Go green, she counsels. “Anybody can grow fresh herbs, whether they have a large garden, a flower box, or a small planter on their kitchen counter.” And if you don’t want to grow herbs or vegetables, simply adding a few large plants indoors is probably the simplest way to bring the outside in.

 

Michael Stratulak, owner of Beige, the spacious and inviting home decor and lifestyle shop on Notre Dame St. W., likes to “summerize” tablescapes with cheerful placemats and napkins – one table in his Little Burgundy store was set recently with cheerful white and red striped napkins and placemats and another was laid with sage-toned plates on white-and-sage-patterned placemats – and centrepieces that use bright summer flowers and seasonal fruit.
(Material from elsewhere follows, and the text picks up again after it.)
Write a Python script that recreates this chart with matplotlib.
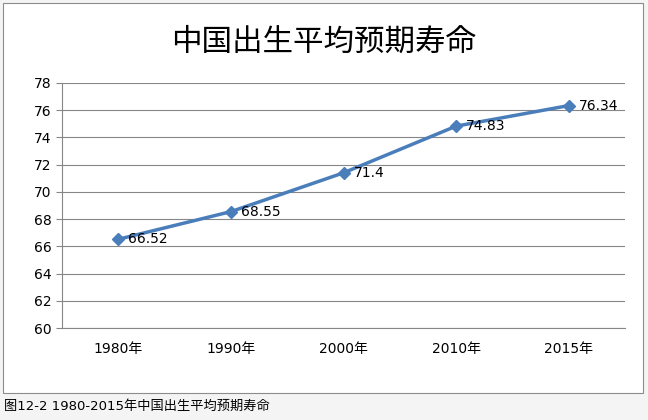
import matplotlib.pyplot as plt
from matplotlib.patches import Rectangle

years = ['1980年', '1990年', '2000年', '2010年', '2015年']
life = [66.52, 68.55, 71.4, 74.83, 76.34]
labels = ['66.52', '68.55', '71.4', '74.83', '76.34']

cjk = ['DejaVu Sans', 'Noto Sans CJK SC', 'Noto Sans CJK JP', 'Noto Sans CJK TC']
plt.rcParams['font.family'] = cjk

fig = plt.figure(figsize=(6.48, 4.2), dpi=100)
fig.patch.set_facecolor('#f4f4f4')

# chart frame, behind the axes
frame = Rectangle((3 / 648, 1 - 393 / 420), 640 / 648, 390 / 420,
                  transform=fig.transFigure, facecolor='white',
                  edgecolor='#8c8c8c', linewidth=0.8, zorder=-10)
fig.patches.append(frame)

ax = fig.add_axes([62 / 648, 1 - 328 / 420, 563 / 648, 245 / 420])
ax.set_facecolor('none')
x = range(len(years))
ax.plot(x, life, color='#4a7ebb', linewidth=2.5, marker='D', markersize=6)
for i, v in enumerate(life):
    ax.text(i + 0.09, v, labels[i], va='center', ha='left', fontsize=10)

ax.set_xlim(-0.5, len(years) - 0.5)
ax.set_ylim(60, 78)
ax.set_yticks(range(60, 79, 2))
ax.set_xticks(list(x))
ax.set_xticklabels(years)
ax.tick_params(axis='both', labelsize=10, length=4, color='#868686')
ax.tick_params(axis='x', length=0, pad=10)
ax.grid(axis='y', color='#868686', linewidth=0.8)
ax.set_axisbelow(True)
for s in ['top', 'right']:
    ax.spines[s].set_visible(False)
ax.spines['left'].set_color('#868686')
ax.spines['bottom'].set_color('#868686')

fig.text(0.5, 1 - 42 / 420, '中国出生平均预期寿命', ha='center', va='center',
         fontsize=22)
fig.text(4 / 648, 1 - 406 / 420, '图12-2 1980-2015年中国出生平均预期寿命',
         ha='left', va='center', fontsize=9.5)

fig.savefig('out.png', dpi=100, facecolor=fig.get_facecolor())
He also likes clear glass plates. “There is something about a fresh spinach salad on a clear glass plate that looks so summery.”

 

To dress a room for summer, consider replacing heavy drapes or curtains in dark-coloured fabrics with something more sheer. Swap wool rugs for sisal or cotton and consider outdoor carpeting on patios and balconies to help dissolve the line between outside and in: There are some acrylic area rugs at Beige that look similar to their sisal cousins but are strong enough for an outdoor space.

 

Candles with summery scents like citrus, jasmine, gardenia are a lovely way to bring the season indoors, Stratulak said. So is changing up your bedding: Flannel is fabulous to snuggle in during the (long) winter months, but you want light sheets in summer: White is always nice and a pinpoint pattern is fresh. And there’s nothing like a soft floral to make you feel as if you’re sleeping in a summer meadow.